The purpose of this article is to generate some feedback. I have a number of ideas, but would be interested in hearing more from others that have also thought about this problem, or have perhaps already begun to try and tackle the problem.
For example, what is the best action to take when the module detects spam? It could mail the administrator to let him/her know what has been posted to his/her site. It could prevent the spam from being posted. It could let the spam be posted, but prevent it from being displayed. It could operate silently, or tell the offender that his/her comment appears to be spam. It could save the poster's IP address and blacklist it preventing the user from leaving more contents, or even from accessing the website. It could provide all of these options and/or others, allowing the administrator to choose the best action.
As for detecting spam, the method currently used is simple Bayesian logic. It does not try and be intelligent, looking for certain "tell tale phrases". Personally I think going that route is a loosing battle, as it's only a matter of time until the "tell tale phrases" would be changed. However, I do intend to explore using Markovian logic, looking at multiple words together in addition to looking at each word individually.
I've also received spam forum and story postings on my web site. Thus, I intend to expand the module to also scan newly submitted nodes. However, it may not be necessary/appropriate to scan all nodes, so I'm thinking to again make this configurable. For example, you could enable spam filtering on 'comments' and 'forum posts', but not on 'stories' or 'book pages'.
Large Drupal sites may not be focused on only one topic. This could make it more difficult to properly train the Bayesian filter, as what is appropriate in one of the site's forum may not be at all proper in another one of the site's forums. To handle this, I'm considering the possibility of allowing the administrator to break his/her site into multiple logical sections, allowing each their own Bayesian databases. However, I've not decided if the increased complexity is worth the gain.
The actual interface for marking comments as spam or not-spam also needs a lot of work. The current implementation makes comments feel far too cluttered. Also, the administrative spam overview page should probably be reworked to provide more functionality.
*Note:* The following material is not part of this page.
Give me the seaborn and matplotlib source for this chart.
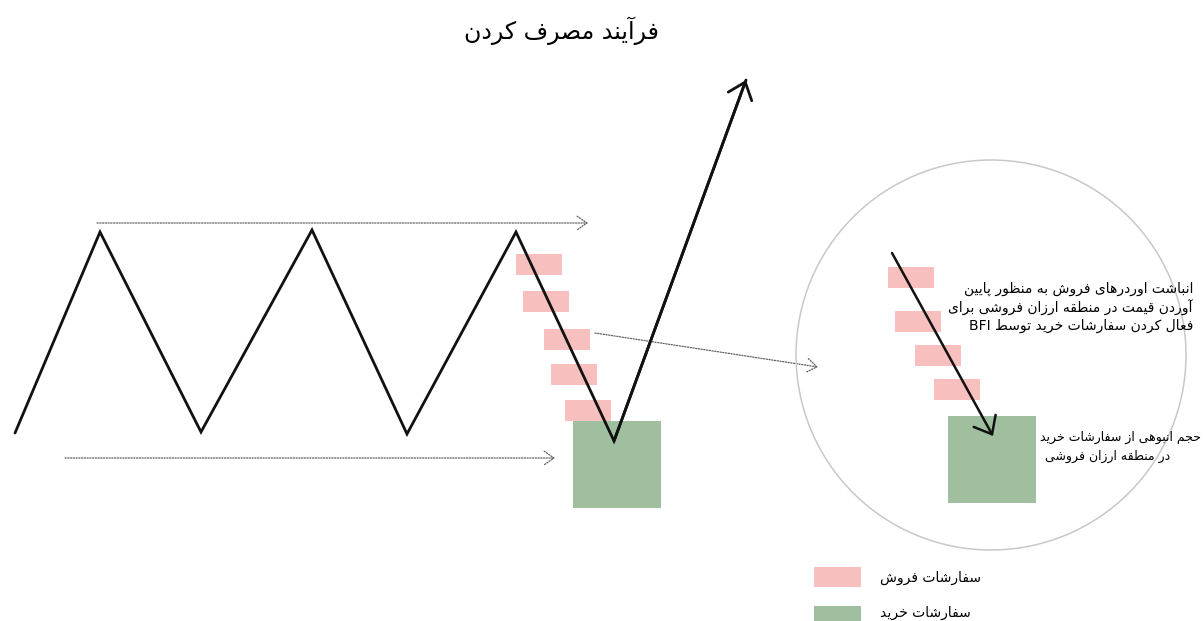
import re
import matplotlib
matplotlib.use("Agg")
import matplotlib.pyplot as plt
from matplotlib.patches import Rectangle, Circle
import seaborn as sns

# ---- diagram data (pixel coordinates of the reference picture) ----
title = "فرآیند مصرف کردن"

# price path: range highs/lows, sweep down into the buy zone, then rally
path_x = [15, 100, 201, 312, 407, 516, 614, 746]
path_y = [433, 232, 432, 230, 434, 232, 441, 80]

# sell orders stacked along the drop (left), and the zoomed view (right)
sell_left_x = [516, 523, 544, 551, 565]
sell_left_y = [254, 291, 329, 364, 400]
sell_right_x = [888, 895, 915, 934]
sell_right_y = [267, 311, 345, 379]
buy_left = (573, 421)
buy_right = (948, 416)

note_sell = ["انباشت اوردرهای فروش به منظور پایین",
             "آوردن قیمت در منطقه ارزان فروشی برای",
             "فعال کردن سفارشات خرید توسط BFI"]
note_buy = ["حجم انبوهی از سفارشات خرید",
            "در منطقه ارزان فروشی"]
legend_labels = ["سفارشات فروش", "سفارشات خرید"]

PINK = "#f7bfbd"
GREEN = "#9fbf9f"

# ---- tiny persian shaper (matplotlib has no RTL / joining support) ----
FORMS = {
    "\u0627": (0xFE8D, 0xFE8E), "\u0622": (0xFE81, 0xFE82),
    "\u0628": (0xFE8F, 0xFE90, 0xFE91, 0xFE92), "\u067E": (0xFB56, 0xFB57, 0xFB58, 0xFB59),
    "\u062A": (0xFE95, 0xFE96, 0xFE97, 0xFE98), "\u062C": (0xFE9D, 0xFE9E, 0xFE9F, 0xFEA0),
    "\u062D": (0xFEA1, 0xFEA2, 0xFEA3, 0xFEA4), "\u062E": (0xFEA5, 0xFEA6, 0xFEA7, 0xFEA8),
    "\u062F": (0xFEA9, 0xFEAA), "\u0631": (0xFEAD, 0xFEAE), "\u0632": (0xFEAF, 0xFEB0),
    "\u0633": (0xFEB1, 0xFEB2, 0xFEB3, 0xFEB4), "\u0634": (0xFEB5, 0xFEB6, 0xFEB7, 0xFEB8),
    "\u0635": (0xFEB9, 0xFEBA, 0xFEBB, 0xFEBC), "\u0637": (0xFEC1, 0xFEC2, 0xFEC3, 0xFEC4),
    "\u0638": (0xFEC5, 0xFEC6, 0xFEC7, 0xFEC8), "\u0639": (0xFEC9, 0xFECA, 0xFECB, 0xFECC),
    "\u0641": (0xFED1, 0xFED2, 0xFED3, 0xFED4), "\u0642": (0xFED5, 0xFED6, 0xFED7, 0xFED8),
    "\u06A9": (0xFB8E, 0xFB8F, 0xFB90, 0xFB91), "\u0644": (0xFEDD, 0xFEDE, 0xFEDF, 0xFEE0),
    "\u0645": (0xFEE1, 0xFEE2, 0xFEE3, 0xFEE4), "\u0646": (0xFEE5, 0xFEE6, 0xFEE7, 0xFEE8),
    "\u0647": (0xFEE9, 0xFEEA, 0xFEEB, 0xFEEC), "\u0648": (0xFEED, 0xFEEE),
    "\u06CC": (0xFBFC, 0xFBFD, 0xFBFE, 0xFBFF),
}


def fa(text):
    text = text.replace("\u064A", "\u06CC").replace("\u0643", "\u06A9")
    out = []
    for i, c in enumerate(text):
        f = FORMS.get(c)
        if f is None:
            out.append(c)
            continue
        prev = text[i - 1] if i > 0 else ""
        nxt = text[i + 1] if i + 1 < len(text) else ""
        jp = prev in FORMS and len(FORMS[prev]) == 4
        jn = len(f) == 4 and nxt in FORMS
        k = 3 if (jp and jn) else 1 if jp else 2 if jn else 0
        out.append(chr(f[k]))
    vis = "".join(out)[::-1]
    return re.sub(r"[A-Za-z0-9]+", lambda m: m.group(0)[::-1], vis)


sns.set_theme(style="white")
plt.rcParams["font.family"] = ["DejaVu Sans"]

fig = plt.figure(figsize=(12.03, 6.21), dpi=100)
ax = fig.add_axes([0, 0, 1, 1])
ax.set_xlim(0, 1203)
ax.set_ylim(621, 0)
ax.axis("off")

# boxes
for x, y in zip(sell_left_x, sell_left_y):
    ax.add_patch(Rectangle((x, y), 46, 21, color=PINK, lw=0, zorder=1))
for x, y in zip(sell_right_x, sell_right_y):
    ax.add_patch(Rectangle((x, y), 46, 21, color=PINK, lw=0, zorder=1))
ax.add_patch(Rectangle(buy_left, 88, 87, color=GREEN, lw=0, zorder=1))
ax.add_patch(Rectangle(buy_right, 88, 87, color=GREEN, lw=0, zorder=1))

# price path
sns.lineplot(x=path_x, y=path_y, sort=False, estimator=None, color="#111111",
             lw=2, ax=ax, zorder=3)
for ln in ax.lines:
    ln.set_solid_joinstyle("miter")
head = "->,head_length=0.55,head_width=0.45"
ax.annotate("", xy=(path_x[-1], path_y[-1]), xytext=(path_x[-2], path_y[-2]),
            arrowprops=dict(arrowstyle=head, color="#111111",
                            lw=2, shrinkA=0, shrinkB=0, mutation_scale=20), zorder=3)

# zoomed arrow
ax.annotate("", xy=(993, 436), xytext=(892, 253),
            arrowprops=dict(arrowstyle=head, color="#111111",
                            lw=1.8, shrinkA=0, shrinkB=0, mutation_scale=20), zorder=3)

# dotted guides
dot = dict(arrowstyle="->,head_length=0.5,head_width=0.35", color="#606060", lw=0.9,
           linestyle=(0, (1, 1.2)), shrinkA=0, shrinkB=0, mutation_scale=14)
ax.annotate("", xy=(588, 223), xytext=(97, 223), arrowprops=dot, zorder=2)
ax.annotate("", xy=(555, 458), xytext=(65, 458), arrowprops=dot, zorder=2)
ax.annotate("", xy=(818, 367), xytext=(595, 333), arrowprops=dot, zorder=2)

# magnifier circle
ax.add_patch(Circle((991, 355), 195, fill=False, ec="#c8c8c8", lw=1.1, zorder=2))

# texts
ax.text(561, 31, fa(title), ha="center", va="center", fontsize=17, color="black")
for i, line in enumerate(note_sell):
    ax.text(1193, 289 + i * 18.5, fa(line), ha="right", va="center", fontsize=10,
            color="black", zorder=4)
ax.text(1201, 437, fa(note_buy[0]), ha="right", va="center", fontsize=9, color="black")
ax.text(1045, 456, fa(note_buy[1]), ha="left", va="center", fontsize=9, color="black")

# legend
ax.add_patch(Rectangle((814, 567), 47, 20, color=PINK, lw=0))
ax.add_patch(Rectangle((814, 606), 47, 20, color=GREEN, lw=0))
ax.text(880, 578, fa(legend_labels[0]), ha="left", va="center", fontsize=10, color="black")
ax.text(880, 613, fa(legend_labels[1]), ha="left", va="center", fontsize=10, color="black")

fig.savefig("out.png", dpi=100)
Finally, I'm open to ideas on how to improve the Bayesian logic itself. For example, the method for tokenizing content should probably be smarter, especially when dealing with html markup, IP addresses, quoted content, numerical ranges, and monetary units. The function for measuring the spam probability of content currently accesses the database once for every token and needs to be optimized, probably by reading larger chunks from the database at a time. If TEFT mode is used, a mechanism to prevent learning and relearning the same spam or non spam over and over will also need to be developed to prevent word prejudice. Additionally, the algorithm that determines the probability of a given word being spam could also be improved.
Using the module
All this said, the module is currently being tested on my website, KernelTrap.org. In the 24 hours it's been installed, I've already fed it two true spam comments. For the first time I actually look forward to spam, wanting to see how the module will perform. Of course, patience is necessary, as it will probably have to see a couple hundred spam comments before it's able to actually recognize them on its own. I best be careful what I wish for.